[What to do]
Please transcribe the data that follows without the pictures, keeping every word the same.

[Dataset excerpt]
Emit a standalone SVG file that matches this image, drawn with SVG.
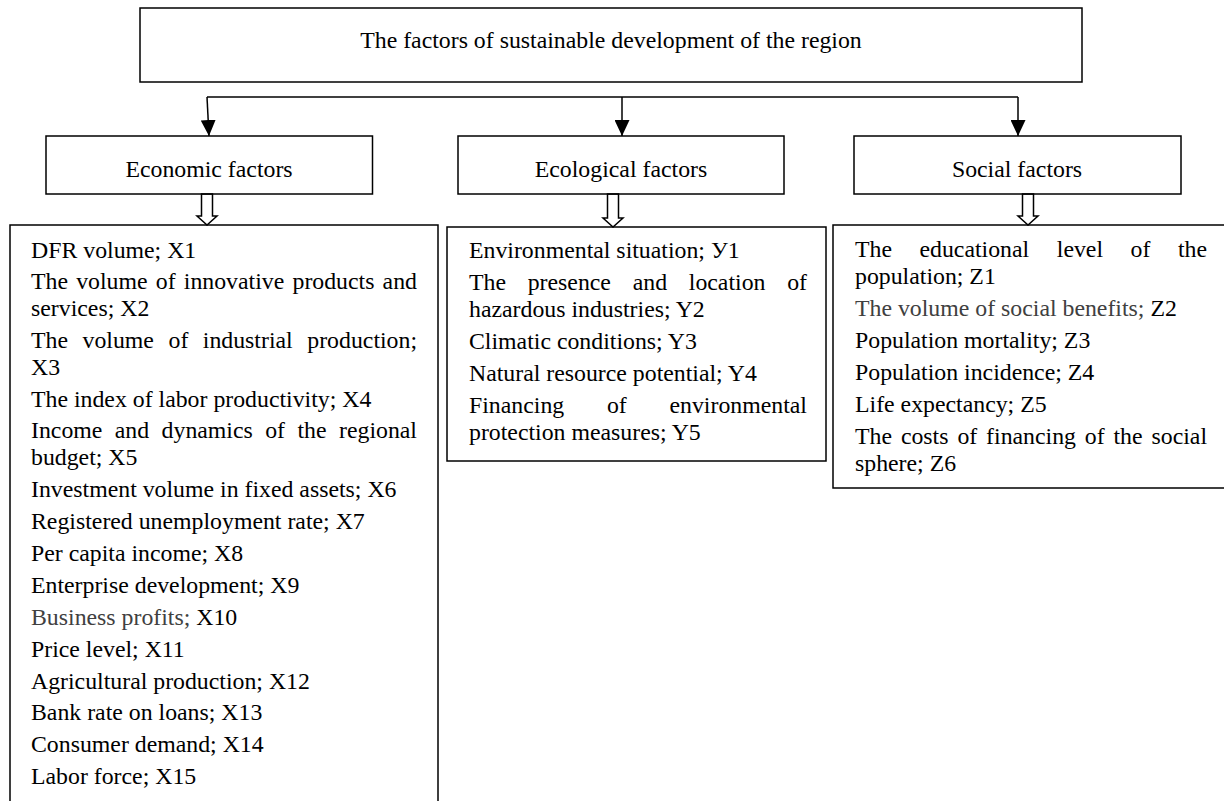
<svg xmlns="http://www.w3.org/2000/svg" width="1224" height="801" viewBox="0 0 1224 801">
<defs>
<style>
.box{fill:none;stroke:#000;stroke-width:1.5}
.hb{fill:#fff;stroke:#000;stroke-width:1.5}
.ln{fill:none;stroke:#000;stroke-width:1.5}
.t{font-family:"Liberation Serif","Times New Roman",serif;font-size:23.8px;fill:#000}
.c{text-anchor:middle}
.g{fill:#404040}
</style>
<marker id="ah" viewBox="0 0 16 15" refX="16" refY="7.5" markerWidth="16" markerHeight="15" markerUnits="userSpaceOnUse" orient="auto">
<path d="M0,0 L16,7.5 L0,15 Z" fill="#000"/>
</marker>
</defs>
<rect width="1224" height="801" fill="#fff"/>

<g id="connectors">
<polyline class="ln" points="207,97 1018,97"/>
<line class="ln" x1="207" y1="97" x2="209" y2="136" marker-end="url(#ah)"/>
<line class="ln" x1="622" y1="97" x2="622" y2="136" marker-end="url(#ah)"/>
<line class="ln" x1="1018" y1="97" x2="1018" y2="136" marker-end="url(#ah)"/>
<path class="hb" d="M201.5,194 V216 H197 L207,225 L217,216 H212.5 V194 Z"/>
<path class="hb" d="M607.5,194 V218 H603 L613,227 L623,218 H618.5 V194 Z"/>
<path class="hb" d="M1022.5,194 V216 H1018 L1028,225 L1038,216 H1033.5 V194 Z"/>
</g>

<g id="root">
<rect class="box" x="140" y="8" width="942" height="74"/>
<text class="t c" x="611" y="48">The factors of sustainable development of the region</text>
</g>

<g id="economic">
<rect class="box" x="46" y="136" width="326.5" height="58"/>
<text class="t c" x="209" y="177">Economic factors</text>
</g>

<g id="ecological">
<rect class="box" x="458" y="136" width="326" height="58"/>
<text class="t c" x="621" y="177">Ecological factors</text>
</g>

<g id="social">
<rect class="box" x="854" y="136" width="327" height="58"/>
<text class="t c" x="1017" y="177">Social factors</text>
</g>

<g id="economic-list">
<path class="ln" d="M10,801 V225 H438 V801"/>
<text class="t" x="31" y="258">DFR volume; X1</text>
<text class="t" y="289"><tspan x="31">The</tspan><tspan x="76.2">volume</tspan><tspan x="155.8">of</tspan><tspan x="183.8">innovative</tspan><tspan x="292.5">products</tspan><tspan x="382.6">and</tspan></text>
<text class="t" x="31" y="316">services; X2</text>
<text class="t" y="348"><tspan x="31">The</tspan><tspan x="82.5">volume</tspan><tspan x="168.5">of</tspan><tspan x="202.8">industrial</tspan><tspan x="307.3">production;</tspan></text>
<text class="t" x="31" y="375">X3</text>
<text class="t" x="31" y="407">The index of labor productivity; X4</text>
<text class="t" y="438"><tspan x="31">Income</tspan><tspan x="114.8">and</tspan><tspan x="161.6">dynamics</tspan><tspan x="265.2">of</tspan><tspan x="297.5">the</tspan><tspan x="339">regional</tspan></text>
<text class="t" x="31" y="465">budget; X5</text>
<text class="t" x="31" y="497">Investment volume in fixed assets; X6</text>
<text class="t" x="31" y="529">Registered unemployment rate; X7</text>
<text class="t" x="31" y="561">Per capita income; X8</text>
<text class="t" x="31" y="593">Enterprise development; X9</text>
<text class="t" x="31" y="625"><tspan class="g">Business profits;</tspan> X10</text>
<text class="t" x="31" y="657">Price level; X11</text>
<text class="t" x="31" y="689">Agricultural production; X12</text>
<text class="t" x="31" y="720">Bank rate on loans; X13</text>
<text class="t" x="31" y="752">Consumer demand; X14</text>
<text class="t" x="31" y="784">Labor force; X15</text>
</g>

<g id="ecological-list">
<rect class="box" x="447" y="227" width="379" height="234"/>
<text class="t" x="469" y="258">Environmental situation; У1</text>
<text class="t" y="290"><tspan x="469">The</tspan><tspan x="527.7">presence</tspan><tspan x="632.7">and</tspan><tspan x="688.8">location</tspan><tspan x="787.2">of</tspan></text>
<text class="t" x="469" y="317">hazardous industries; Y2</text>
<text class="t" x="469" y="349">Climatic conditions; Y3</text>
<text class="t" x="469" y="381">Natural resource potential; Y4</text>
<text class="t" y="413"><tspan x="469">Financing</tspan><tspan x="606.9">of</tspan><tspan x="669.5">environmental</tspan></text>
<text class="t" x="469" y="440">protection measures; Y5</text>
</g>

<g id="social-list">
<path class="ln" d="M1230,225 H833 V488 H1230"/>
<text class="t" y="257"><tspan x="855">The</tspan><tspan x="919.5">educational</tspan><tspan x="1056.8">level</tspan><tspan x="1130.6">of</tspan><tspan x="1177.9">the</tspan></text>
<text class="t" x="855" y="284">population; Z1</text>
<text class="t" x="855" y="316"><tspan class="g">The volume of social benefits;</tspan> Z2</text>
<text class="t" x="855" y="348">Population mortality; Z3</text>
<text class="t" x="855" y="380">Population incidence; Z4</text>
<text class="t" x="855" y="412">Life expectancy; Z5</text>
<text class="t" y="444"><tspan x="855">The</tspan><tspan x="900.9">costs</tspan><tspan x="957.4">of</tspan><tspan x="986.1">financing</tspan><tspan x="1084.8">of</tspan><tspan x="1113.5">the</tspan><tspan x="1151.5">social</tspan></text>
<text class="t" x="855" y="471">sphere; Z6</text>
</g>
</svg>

[Answer for the task]
Emit a standalone SVG file that matches this image, drawn with SVG.
<svg xmlns="http://www.w3.org/2000/svg" width="1224" height="801" viewBox="0 0 1224 801">
<defs>
<style>
.box{fill:none;stroke:#000;stroke-width:1.5}
.hb{fill:#fff;stroke:#000;stroke-width:1.5}
.ln{fill:none;stroke:#000;stroke-width:1.5}
.t{font-family:"Liberation Serif","Times New Roman",serif;font-size:23.8px;fill:#000}
.c{text-anchor:middle}
.g{fill:#404040}
</style>
<marker id="ah" viewBox="0 0 16 15" refX="16" refY="7.5" markerWidth="16" markerHeight="15" markerUnits="userSpaceOnUse" orient="auto">
<path d="M0,0 L16,7.5 L0,15 Z" fill="#000"/>
</marker>
</defs>
<rect width="1224" height="801" fill="#fff"/>

<g id="connectors">
<polyline class="ln" points="207,97 1018,97"/>
<line class="ln" x1="207" y1="97" x2="209" y2="136" marker-end="url(#ah)"/>
<line class="ln" x1="622" y1="97" x2="622" y2="136" marker-end="url(#ah)"/>
<line class="ln" x1="1018" y1="97" x2="1018" y2="136" marker-end="url(#ah)"/>
<path class="hb" d="M201.5,194 V216 H197 L207,225 L217,216 H212.5 V194 Z"/>
<path class="hb" d="M607.5,194 V218 H603 L613,227 L623,218 H618.5 V194 Z"/>
<path class="hb" d="M1022.5,194 V216 H1018 L1028,225 L1038,216 H1033.5 V194 Z"/>
</g>

<g id="root">
<rect class="box" x="140" y="8" width="942" height="74"/>
<text class="t c" x="611" y="48">The factors of sustainable development of the region</text>
</g>

<g id="economic">
<rect class="box" x="46" y="136" width="326.5" height="58"/>
<text class="t c" x="209" y="177">Economic factors</text>
</g>

<g id="ecological">
<rect class="box" x="458" y="136" width="326" height="58"/>
<text class="t c" x="621" y="177">Ecological factors</text>
</g>

<g id="social">
<rect class="box" x="854" y="136" width="327" height="58"/>
<text class="t c" x="1017" y="177">Social factors</text>
</g>

<g id="economic-list">
<path class="ln" d="M10,801 V225 H438 V801"/>
<text class="t" x="31" y="258">DFR volume; X1</text>
<text class="t" y="289"><tspan x="31">The</tspan><tspan x="76.2">volume</tspan><tspan x="155.8">of</tspan><tspan x="183.8">innovative</tspan><tspan x="292.5">products</tspan><tspan x="382.6">and</tspan></text>
<text class="t" x="31" y="316">services; X2</text>
<text class="t" y="348"><tspan x="31">The</tspan><tspan x="82.5">volume</tspan><tspan x="168.5">of</tspan><tspan x="202.8">industrial</tspan><tspan x="307.3">production;</tspan></text>
<text class="t" x="31" y="375">X3</text>
<text class="t" x="31" y="407">The index of labor productivity; X4</text>
<text class="t" y="438"><tspan x="31">Income</tspan><tspan x="114.8">and</tspan><tspan x="161.6">dynamics</tspan><tspan x="265.2">of</tspan><tspan x="297.5">the</tspan><tspan x="339">regional</tspan></text>
<text class="t" x="31" y="465">budget; X5</text>
<text class="t" x="31" y="497">Investment volume in fixed assets; X6</text>
<text class="t" x="31" y="529">Registered unemployment rate; X7</text>
<text class="t" x="31" y="561">Per capita income; X8</text>
<text class="t" x="31" y="593">Enterprise development; X9</text>
<text class="t" x="31" y="625"><tspan class="g">Business profits;</tspan> X10</text>
<text class="t" x="31" y="657">Price level; X11</text>
<text class="t" x="31" y="689">Agricultural production; X12</text>
<text class="t" x="31" y="720">Bank rate on loans; X13</text>
<text class="t" x="31" y="752">Consumer demand; X14</text>
<text class="t" x="31" y="784">Labor force; X15</text>
</g>

<g id="ecological-list">
<rect class="box" x="447" y="227" width="379" height="234"/>
<text class="t" x="469" y="258">Environmental situation; У1</text>
<text class="t" y="290"><tspan x="469">The</tspan><tspan x="527.7">presence</tspan><tspan x="632.7">and</tspan><tspan x="688.8">location</tspan><tspan x="787.2">of</tspan></text>
<text class="t" x="469" y="317">hazardous industries; Y2</text>
<text class="t" x="469" y="349">Climatic conditions; Y3</text>
<text class="t" x="469" y="381">Natural resource potential; Y4</text>
<text class="t" y="413"><tspan x="469">Financing</tspan><tspan x="606.9">of</tspan><tspan x="669.5">environmental</tspan></text>
<text class="t" x="469" y="440">protection measures; Y5</text>
</g>

<g id="social-list">
<path class="ln" d="M1230,225 H833 V488 H1230"/>
<text class="t" y="257"><tspan x="855">The</tspan><tspan x="919.5">educational</tspan><tspan x="1056.8">level</tspan><tspan x="1130.6">of</tspan><tspan x="1177.9">the</tspan></text>
<text class="t" x="855" y="284">population; Z1</text>
<text class="t" x="855" y="316"><tspan class="g">The volume of social benefits;</tspan> Z2</text>
<text class="t" x="855" y="348">Population mortality; Z3</text>
<text class="t" x="855" y="380">Population incidence; Z4</text>
<text class="t" x="855" y="412">Life expectancy; Z5</text>
<text class="t" y="444"><tspan x="855">The</tspan><tspan x="900.9">costs</tspan><tspan x="957.4">of</tspan><tspan x="986.1">financing</tspan><tspan x="1084.8">of</tspan><tspan x="1113.5">the</tspan><tspan x="1151.5">social</tspan></text>
<text class="t" x="855" y="471">sphere; Z6</text>
</g>
</svg>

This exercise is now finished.